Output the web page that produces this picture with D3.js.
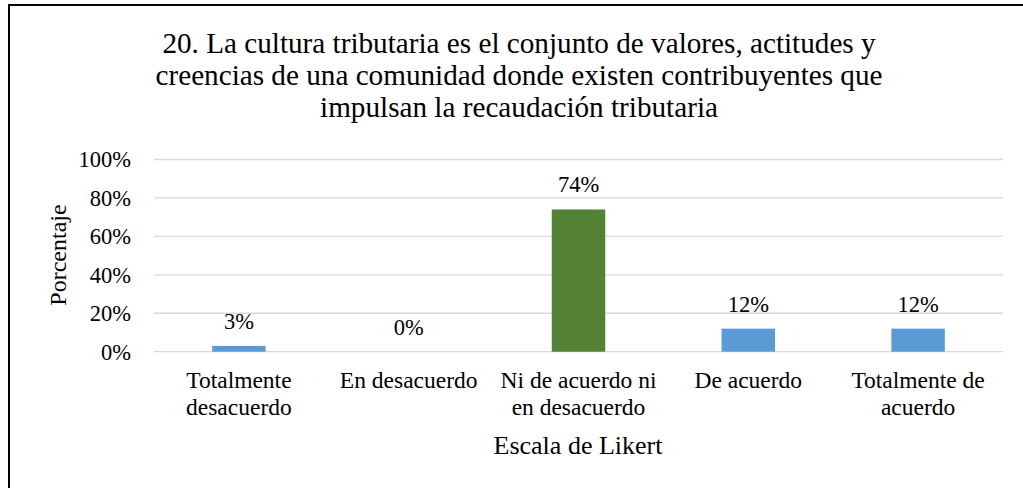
<!DOCTYPE html>
<html>
<head>
<meta charset="utf-8">
<script src="https://cdn.jsdelivr.net/npm/d3@7"></script>
<style>
  body { margin: 0; background: #fff; }
  svg text { font-family: "Liberation Serif", "Times New Roman", Times, serif; fill: #000; }
</style>
</head>
<body>
<div id="chart"></div>
<script>
// data
var categories = [
  ["Totalmente", "desacuerdo"],
  ["En desacuerdo"],
  ["Ni de acuerdo ni", "en desacuerdo"],
  ["De acuerdo"],
  ["Totalmente de", "acuerdo"]
];
var values = [0.03, 0.00, 0.74, 0.12, 0.12];
var labels = ["3%", "0%", "74%", "12%", "12%"];
var barColors = ["#5B9BD5", "#5B9BD5", "#548235", "#5B9BD5", "#5B9BD5"];
var yTicks = [0, 0.2, 0.4, 0.6, 0.8, 1.0];
var titleLines = [
  "20. La cultura tributaria es el conjunto de valores, actitudes y",
  "creencias de una comunidad donde existen contribuyentes que",
  "impulsan la recaudación tributaria"
];

var width = 1023, height = 488;
var svg = d3.select("#chart").append("svg")
    .attr("width", width)
    .attr("height", height);

// frame (only top and left edges fall inside the picture)
svg.append("rect")
    .attr("x", 9).attr("y", 5)
    .attr("width", 1030).attr("height", 500)
    .attr("fill", "none")
    .attr("stroke", "#000")
    .attr("stroke-width", 2);

var x = d3.scaleBand()
    .domain(d3.range(categories.length))
    .range([154, 1003])
    .paddingInner(0.685)
    .paddingOuter(0.3425);

var y = d3.scaleLinear()
    .domain([0, 1])
    .range([351.7, 159.5]);

// gridlines
svg.append("g")
  .selectAll("line")
  .data(yTicks)
  .enter().append("line")
    .attr("x1", 154).attr("x2", 1003)
    .attr("y1", function(d){ return y(d); })
    .attr("y2", function(d){ return y(d); })
    .attr("stroke", "#d9d9d9")
    .attr("stroke-width", 1.3);

// y tick labels
svg.append("g")
  .selectAll("text")
  .data(yTicks)
  .enter().append("text")
    .attr("x", 131)
    .attr("y", function(d){ return y(d); })
    .attr("dy", "0.35em")
    .attr("text-anchor", "end")
    .style("font-size", "22.5px")
    .text(function(d){ return Math.round(d * 100) + "%"; });

// bars
svg.append("g")
  .selectAll("rect")
  .data(values)
  .enter().append("rect")
    .attr("x", function(d, i){ return x(i); })
    .attr("width", x.bandwidth())
    .attr("y", function(d){ return y(d); })
    .attr("height", function(d){ return y(0) - y(d); })
    .attr("fill", function(d, i){ return barColors[i]; });

// data labels
svg.append("g")
  .selectAll("text")
  .data(values)
  .enter().append("text")
    .attr("x", function(d, i){ return x(i) + x.bandwidth() / 2; })
    .attr("y", function(d){ return y(d) - 17; })
    .attr("text-anchor", "middle")
    .style("font-size", "22.5px")
    .text(function(d, i){ return labels[i]; });

// category labels
var cat = svg.append("g")
  .selectAll("text")
  .data(categories)
  .enter().append("text")
    .attr("text-anchor", "middle")
    .style("font-size", "23.5px");
cat.selectAll("tspan")
  .data(function(d, i){ return d.map(function(t){ return {t: t, i: i}; }); })
  .enter().append("tspan")
    .attr("x", function(d){ return x(d.i) + x.bandwidth() / 2; })
    .attr("y", function(d, j){ return 388 + j * 27; })
    .text(function(d){ return d.t; });

// axis titles
svg.append("text")
    .attr("x", 578).attr("y", 454)
    .attr("text-anchor", "middle")
    .style("font-size", "26px")
    .text("Escala de Likert");

svg.append("text")
    .attr("transform", "translate(65.5,255) rotate(-90)")
    .attr("text-anchor", "middle")
    .style("font-size", "24px")
    .text("Porcentaje");

// title
svg.append("g")
  .selectAll("text")
  .data(titleLines)
  .enter().append("text")
    .attr("x", 519)
    .attr("y", function(d, i){ return 53.3 + i * 31.7; })
    .attr("text-anchor", "middle")
    .style("font-size", "29.2px")
    .text(function(d){ return d; });
</script>
</body>
</html>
────────────────────────────────────────
▶ **OBJECTIVE**
Give an exact reproduction of every line, leaving out any picture.

▶ **RESPONSE BELOW**
Output the web page that produces this picture with D3.js.
<!DOCTYPE html>
<html>
<head>
<meta charset="utf-8">
<script src="https://cdn.jsdelivr.net/npm/d3@7"></script>
<style>
  body { margin: 0; background: #fff; }
  svg text { font-family: "Liberation Serif", "Times New Roman", Times, serif; fill: #000; }
</style>
</head>
<body>
<div id="chart"></div>
<script>
// data
var categories = [
  ["Totalmente", "desacuerdo"],
  ["En desacuerdo"],
  ["Ni de acuerdo ni", "en desacuerdo"],
  ["De acuerdo"],
  ["Totalmente de", "acuerdo"]
];
var values = [0.03, 0.00, 0.74, 0.12, 0.12];
var labels = ["3%", "0%", "74%", "12%", "12%"];
var barColors = ["#5B9BD5", "#5B9BD5", "#548235", "#5B9BD5", "#5B9BD5"];
var yTicks = [0, 0.2, 0.4, 0.6, 0.8, 1.0];
var titleLines = [
  "20. La cultura tributaria es el conjunto de valores, actitudes y",
  "creencias de una comunidad donde existen contribuyentes que",
  "impulsan la recaudación tributaria"
];

var width = 1023, height = 488;
var svg = d3.select("#chart").append("svg")
    .attr("width", width)
    .attr("height", height);

// frame (only top and left edges fall inside the picture)
svg.append("rect")
    .attr("x", 9).attr("y", 5)
    .attr("width", 1030).attr("height", 500)
    .attr("fill", "none")
    .attr("stroke", "#000")
    .attr("stroke-width", 2);

var x = d3.scaleBand()
    .domain(d3.range(categories.length))
    .range([154, 1003])
    .paddingInner(0.685)
    .paddingOuter(0.3425);

var y = d3.scaleLinear()
    .domain([0, 1])
    .range([351.7, 159.5]);

// gridlines
svg.append("g")
  .selectAll("line")
  .data(yTicks)
  .enter().append("line")
    .attr("x1", 154).attr("x2", 1003)
    .attr("y1", function(d){ return y(d); })
    .attr("y2", function(d){ return y(d); })
    .attr("stroke", "#d9d9d9")
    .attr("stroke-width", 1.3);

// y tick labels
svg.append("g")
  .selectAll("text")
  .data(yTicks)
  .enter().append("text")
    .attr("x", 131)
    .attr("y", function(d){ return y(d); })
    .attr("dy", "0.35em")
    .attr("text-anchor", "end")
    .style("font-size", "22.5px")
    .text(function(d){ return Math.round(d * 100) + "%"; });

// bars
svg.append("g")
  .selectAll("rect")
  .data(values)
  .enter().append("rect")
    .attr("x", function(d, i){ return x(i); })
    .attr("width", x.bandwidth())
    .attr("y", function(d){ return y(d); })
    .attr("height", function(d){ return y(0) - y(d); })
    .attr("fill", function(d, i){ return barColors[i]; });

// data labels
svg.append("g")
  .selectAll("text")
  .data(values)
  .enter().append("text")
    .attr("x", function(d, i){ return x(i) + x.bandwidth() / 2; })
    .attr("y", function(d){ return y(d) - 17; })
    .attr("text-anchor", "middle")
    .style("font-size", "22.5px")
    .text(function(d, i){ return labels[i]; });

// category labels
var cat = svg.append("g")
  .selectAll("text")
  .data(categories)
  .enter().append("text")
    .attr("text-anchor", "middle")
    .style("font-size", "23.5px");
cat.selectAll("tspan")
  .data(function(d, i){ return d.map(function(t){ return {t: t, i: i}; }); })
  .enter().append("tspan")
    .attr("x", function(d){ return x(d.i) + x.bandwidth() / 2; })
    .attr("y", function(d, j){ return 388 + j * 27; })
    .text(function(d){ return d.t; });

// axis titles
svg.append("text")
    .attr("x", 578).attr("y", 454)
    .attr("text-anchor", "middle")
    .style("font-size", "26px")
    .text("Escala de Likert");

svg.append("text")
    .attr("transform", "translate(65.5,255) rotate(-90)")
    .attr("text-anchor", "middle")
    .style("font-size", "24px")
    .text("Porcentaje");

// title
svg.append("g")
  .selectAll("text")
  .data(titleLines)
  .enter().append("text")
    .attr("x", 519)
    .attr("y", function(d, i){ return 53.3 + i * 31.7; })
    .attr("text-anchor", "middle")
    .style("font-size", "29.2px")
    .text(function(d){ return d; });
</script>
</body>
</html>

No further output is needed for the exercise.